O livro 'A Teoria Crítica', escrito por Marcos Nobre, apresenta alguns dos princípios fundamentais da Teoria Crítica e da Escola de Frankfurt, elaborados por Horkheimer e colaboradores. Destaca as diferenças entre a teoria tradicional e crítica, apontando a matriz teórica do materialismo de Karl Marx como referência, bem como sua atualização e uso interdisciplinar. Acrescenta ainda a perspectiva comunicativa de Habermas.

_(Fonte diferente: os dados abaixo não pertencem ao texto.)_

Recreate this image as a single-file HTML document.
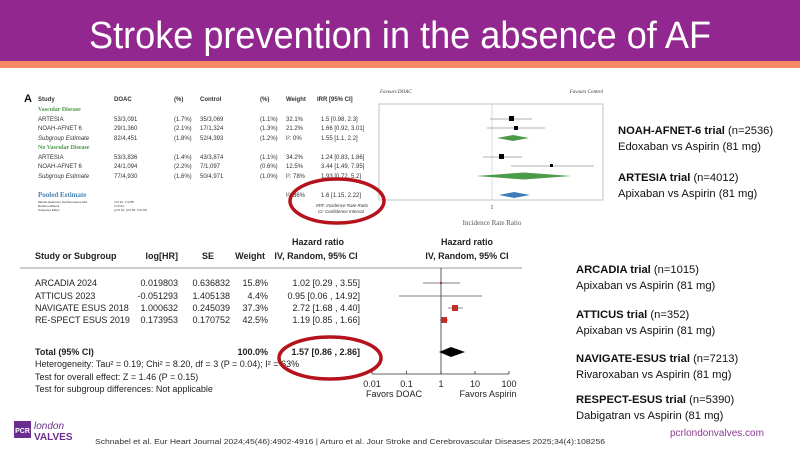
<!DOCTYPE html>
<html><head><meta charset="utf-8"><style>
html,body{margin:0;padding:0;background:#fff;width:800px;height:450px;overflow:hidden}
svg text{font-family:"Liberation Sans",sans-serif}
.s{font-family:"Liberation Serif",serif;font-size:6px;fill:#333}
.b{font-size:9px;fill:#222}
.r{font-size:11.2px;fill:#111}
</style></head><body>
<svg width="800" height="450" viewBox="0 0 800 450" xmlns="http://www.w3.org/2000/svg">
<rect x="0" y="0" width="800" height="61" fill="#92278f"/>
<rect x="0" y="61" width="800" height="7" fill="#f58a65"/>
<text x="400" y="48" text-anchor="middle" fill="#fff" font-size="38" textLength="622" lengthAdjust="spacingAndGlyphs">Stroke prevention in the absence of AF</text>

<!-- Top table -->
<text x="24" y="102" font-size="11" font-weight="bold" fill="#111">A</text>
<g class="s" font-weight="bold">
<text x="38" y="101" font-weight="bold">Study</text><text x="114" y="101" font-weight="bold">DOAC</text><text x="174" y="101" font-weight="bold">(%)</text><text x="200" y="101" font-weight="bold">Control</text><text x="260" y="101" font-weight="bold">(%)</text><text x="286" y="101" font-weight="bold">Weight</text><text x="317" y="101" font-weight="bold">IRR [95% CI]</text>
</g>
<text class="s" x="38" y="111" style="fill:#4a9a4a;font-weight:bold">Vascular Disease</text>
<g class="s">
<text x="38" y="121">ARTESIA</text><text x="114" y="121">53/3,091</text><text x="174" y="121">(1.7%)</text><text x="200" y="121">35/3,069</text><text x="260" y="121">(1.1%)</text><text x="286" y="121">32.1%</text><text x="321" y="121">1.5 [0.98, 2.3]</text>
<text x="38" y="130">NOAH-AFNET 6</text><text x="114" y="130">29/1,360</text><text x="174" y="130">(2.1%)</text><text x="200" y="130">17/1,324</text><text x="260" y="130">(1.3%)</text><text x="286" y="130">21.2%</text><text x="321" y="130">1.66 [0.92, 3.01]</text>
<text x="38" y="140" font-style="italic">Subgroup Estimate</text><text x="114" y="140">82/4,451</text><text x="174" y="140">(1.8%)</text><text x="200" y="140">52/4,393</text><text x="260" y="140">(1.2%)</text><text x="286" y="140">I²: 0%</text><text x="321" y="140">1.55 [1.1, 2.2]</text>
</g>
<text class="s" x="38" y="149" style="fill:#4a9a4a;font-weight:bold">No Vascular Disease</text>
<g class="s">
<text x="38" y="159">ARTESIA</text><text x="114" y="159">53/3,836</text><text x="174" y="159">(1.4%)</text><text x="200" y="159">43/3,874</text><text x="260" y="159">(1.1%)</text><text x="286" y="159">34.2%</text><text x="321" y="159">1.24 [0.83, 1.86]</text>
<text x="38" y="168">NOAH-AFNET 6</text><text x="114" y="168">24/1,094</text><text x="174" y="168">(2.2%)</text><text x="200" y="168">7/1,097</text><text x="260" y="168">(0.6%)</text><text x="286" y="168">12.5%</text><text x="321" y="168">3.44 [1.49, 7.95]</text>
<text x="38" y="178" font-style="italic">Subgroup Estimate</text><text x="114" y="178">77/4,930</text><text x="174" y="178">(1.6%)</text><text x="200" y="178">50/4,971</text><text x="260" y="178">(1.0%)</text><text x="286" y="178">I²: 78%</text><text x="321" y="178">1.93 [0.72, 5.2]</text>
<text x="286" y="197">I²: 36%</text><text x="321" y="197">1.6 [1.15, 2.22]</text>
<text x="316" y="207" font-size="4.5" font-style="italic">IRR: Incidence Rate Ratio</text>
<text x="318" y="213" font-size="4.5" font-style="italic">CI: Confidence Interval</text>
</g>
<text class="s" x="38" y="197" style="fill:#4a7fb0;font-weight:bold;font-size:7px">Pooled Estimate</text>
<g class="s" style="font-size:3px">
<text x="38" y="203">Mantel-Haenszel, DerSimonian-Laird</text><text x="38" y="207">Random Effects</text><text x="38" y="211">Subgroup Effect</text>
<text x="114" y="203">z=2.91, z=2.88</text><text x="114" y="207">τ²=0.04</text><text x="114" y="211">χ²=0.16, p=0.69, I²=0.0%</text>
</g>
<!-- Top plot -->
<text class="s" x="380" y="93" font-style="italic" style="font-size:5px">Favours DOAC</text>
<text class="s" x="603" y="93" text-anchor="end" font-style="italic" style="font-size:5px">Favours Control</text>
<rect x="379" y="104" width="224" height="96" fill="none" stroke="#aaa" stroke-width="0.7"/>
<line x1="492" y1="104" x2="492" y2="200" stroke="#ccc" stroke-width="0.7"/>
<text class="s" x="492" y="209" text-anchor="middle">1</text>
<text class="s" x="492" y="225" text-anchor="middle" style="font-size:7px;fill:#555">Incidence Rate Ratio</text>
<g stroke="#999" stroke-width="0.7">
<line x1="490" y1="119" x2="532" y2="119"/><line x1="487" y1="128" x2="545" y2="128"/>
<line x1="483" y1="157" x2="522" y2="157"/><line x1="511" y1="166" x2="594" y2="166"/>
</g>
<rect x="509" y="116" width="5" height="5" fill="#000"/>
<rect x="514" y="126" width="4" height="4" fill="#000"/>
<rect x="499" y="154" width="5" height="5" fill="#000"/>
<rect x="550" y="164" width="3" height="3" fill="#000"/>
<polygon points="497,138 513,135 529,138 513,141" fill="#4a9a4a"/>
<polygon points="476,176 524,172.5 571,176 524,179.5" fill="#4a9a4a"/>
<polygon points="499,195 514,192 530,195 514,198" fill="#3d7cb8"/>
<ellipse cx="337" cy="201" rx="47" ry="22" fill="none" stroke="#b5121b" stroke-width="3.5"/>

<!-- Bottom table -->
<g class="b" font-weight="bold">
<text x="318" y="245" text-anchor="middle" font-weight="bold">Hazard ratio</text>
<text x="467" y="245" text-anchor="middle" font-weight="bold">Hazard ratio</text>
<text x="35" y="259" font-weight="bold">Study or Subgroup</text>
<text x="178" y="259" text-anchor="end" font-weight="bold">log[HR]</text>
<text x="208" y="259" text-anchor="middle" font-weight="bold">SE</text>
<text x="265" y="259" text-anchor="end" font-weight="bold">Weight</text>
<text x="316" y="259" text-anchor="middle" font-weight="bold">IV, Random, 95% CI</text>
<text x="467" y="259" text-anchor="middle" font-weight="bold">IV, Random, 95% CI</text>
</g>
<line x1="20" y1="268" x2="522" y2="268" stroke="#777" stroke-width="0.8"/>
<g class="b">
<text x="35" y="286">ARCADIA 2024</text><text x="178" y="286" text-anchor="end">0.019803</text><text x="230" y="286" text-anchor="end">0.636832</text><text x="268" y="286" text-anchor="end">15.8%</text><text x="360" y="286" text-anchor="end">1.02 [0.29 , 3.55]</text>
<text x="35" y="299">ATTICUS 2023</text><text x="178" y="299" text-anchor="end">-0.051293</text><text x="230" y="299" text-anchor="end">1.405138</text><text x="268" y="299" text-anchor="end">4.4%</text><text x="360" y="299" text-anchor="end">0.95 [0.06 , 14.92]</text>
<text x="35" y="311">NAVIGATE ESUS 2018</text><text x="178" y="311" text-anchor="end">1.000632</text><text x="230" y="311" text-anchor="end">0.245039</text><text x="268" y="311" text-anchor="end">37.3%</text><text x="360" y="311" text-anchor="end">2.72 [1.68 , 4.40]</text>
<text x="35" y="323">RE-SPECT ESUS 2019</text><text x="178" y="323" text-anchor="end">0.173953</text><text x="230" y="323" text-anchor="end">0.170752</text><text x="268" y="323" text-anchor="end">42.5%</text><text x="360" y="323" text-anchor="end">1.19 [0.85 , 1.66]</text>
<text x="35" y="355" font-weight="bold">Total (95% CI)</text><text x="268" y="355" text-anchor="end" font-weight="bold">100.0%</text><text x="360" y="355" text-anchor="end" font-weight="bold">1.57 [0.86 , 2.86]</text>
<text x="35" y="367">Heterogeneity: Tau² = 0.19; Chi² = 8.20, df = 3 (P = 0.04); I² = 63%</text>
<text x="35" y="380">Test for overall effect: Z = 1.46 (P = 0.15)</text>
<text x="35" y="392">Test for subgroup differences: Not applicable</text>
<text x="372" y="387" text-anchor="middle">0.01</text><text x="406.5" y="387" text-anchor="middle">0.1</text><text x="441" y="387" text-anchor="middle">1</text><text x="475" y="387" text-anchor="middle">10</text><text x="509" y="387" text-anchor="middle">100</text>
<text x="394" y="397" text-anchor="middle">Favors DOAC</text><text x="488" y="397" text-anchor="middle">Favors Aspirin</text>
</g>
<line x1="441" y1="268" x2="441" y2="374" stroke="#333" stroke-width="0.8"/>
<line x1="372" y1="374" x2="509" y2="374" stroke="#333" stroke-width="0.8"/>
<g stroke="#333" stroke-width="0.8"><line x1="372" y1="371" x2="372" y2="374"/><line x1="406.5" y1="371" x2="406.5" y2="374"/><line x1="441" y1="371" x2="441" y2="374"/><line x1="475" y1="371" x2="475" y2="374"/><line x1="509" y1="371" x2="509" y2="374"/></g>
<g stroke="#555" stroke-width="0.7">
<line x1="423" y1="283" x2="460" y2="283"/><line x1="399" y1="296" x2="482" y2="296"/>
<line x1="448" y1="308" x2="463" y2="308"/><line x1="440" y1="320" x2="448" y2="320"/>
</g>
<rect x="440" y="282" width="2" height="2" fill="#c0302b"/>
<rect x="440.5" y="295.5" width="1" height="1" fill="#c0302b"/>
<rect x="452" y="305" width="6" height="6" fill="#c0302b"/>
<rect x="441" y="317" width="6" height="6" fill="#c0302b"/>
<polygon points="439,352 451,347 465,352 451,357" fill="#000"/>
<ellipse cx="330" cy="358" rx="51" ry="21" fill="none" stroke="#b5121b" stroke-width="3.5"/>

<!-- Right text -->
<g class="r">
<text x="618" y="134" font-weight="bold">NOAH-AFNET-6 trial <tspan font-weight="normal">(n=2536)</tspan></text>
<text x="618" y="150">Edoxaban vs Aspirin (81 mg)</text>
<text x="618" y="181" font-weight="bold">ARTESIA trial <tspan font-weight="normal">(n=4012)</tspan></text>
<text x="618" y="197">Apixaban vs Aspirin (81 mg)</text>
<text x="576" y="273" font-weight="bold">ARCADIA trial <tspan font-weight="normal">(n=1015)</tspan></text>
<text x="576" y="289">Apixaban vs Aspirin (81 mg)</text>
<text x="576" y="318" font-weight="bold">ATTICUS trial <tspan font-weight="normal">(n=352)</tspan></text>
<text x="576" y="334">Apixaban vs Aspirin (81 mg)</text>
<text x="576" y="362" font-weight="bold">NAVIGATE-ESUS trial <tspan font-weight="normal">(n=7213)</tspan></text>
<text x="576" y="378">Rivaroxaban vs Aspirin (81 mg)</text>
<text x="576" y="403" font-weight="bold">RESPECT-ESUS trial <tspan font-weight="normal">(n=5390)</tspan></text>
<text x="576" y="419">Dabigatran vs Aspirin (81 mg)</text>
</g>

<!-- Footer -->
<rect x="14" y="421" width="17" height="17" fill="#6b2c8f"/>
<text x="22.5" y="433" text-anchor="middle" fill="#fff" font-size="7" font-weight="bold">PCR</text>
<text x="34" y="429" fill="#6b2c8f" font-size="10" font-style="italic">london</text>
<text x="34" y="440" fill="#6b2c8f" font-size="10" font-weight="bold">VALVES</text>
<text x="95" y="444" fill="#333" font-size="7" textLength="510" lengthAdjust="spacingAndGlyphs">Schnabel et al. Eur Heart Journal 2024;45(46):4902-4916 | Arturo et al. Jour Stroke and Cerebrovascular Diseases 2025;34(4):108256</text>
<text x="670" y="436" fill="#8e3a96" font-size="10">pcrlondonvalves.com</text>
</svg>
</body></html>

Alguns fragmentos do livro:
Teoria Crítica tem sempre como uma de suas mais importantes tarefas a produção de um determinado diagnóstico do tempo presente, baseado em tendências estruturais do modelo de organização social vigente, bem como em situações históricas concretas, em que se mostram tanto as oportunidades e potencialidades para a emancipação quanto os obstáculos reais a ela. Com isso, tem-se um diagnóstico do tempo presente que permite então, também, produção de prognósticos sobre o rumo do desenvolvimento histórico. Esses prognósticos, por sua vez, apontam não apenas para a natureza dos obstáculos a serem superados e seu provável desenvolvimento no tempo, mas para ações capazes de superá-los. Sendo assim, a teoria crítica não pode se confirmar senão na prática transformadora das relações sociais vigentes. As ações a serem empreendidas para a superação dos obstáculos à emancipação constituem-se em um momento da própria teoria.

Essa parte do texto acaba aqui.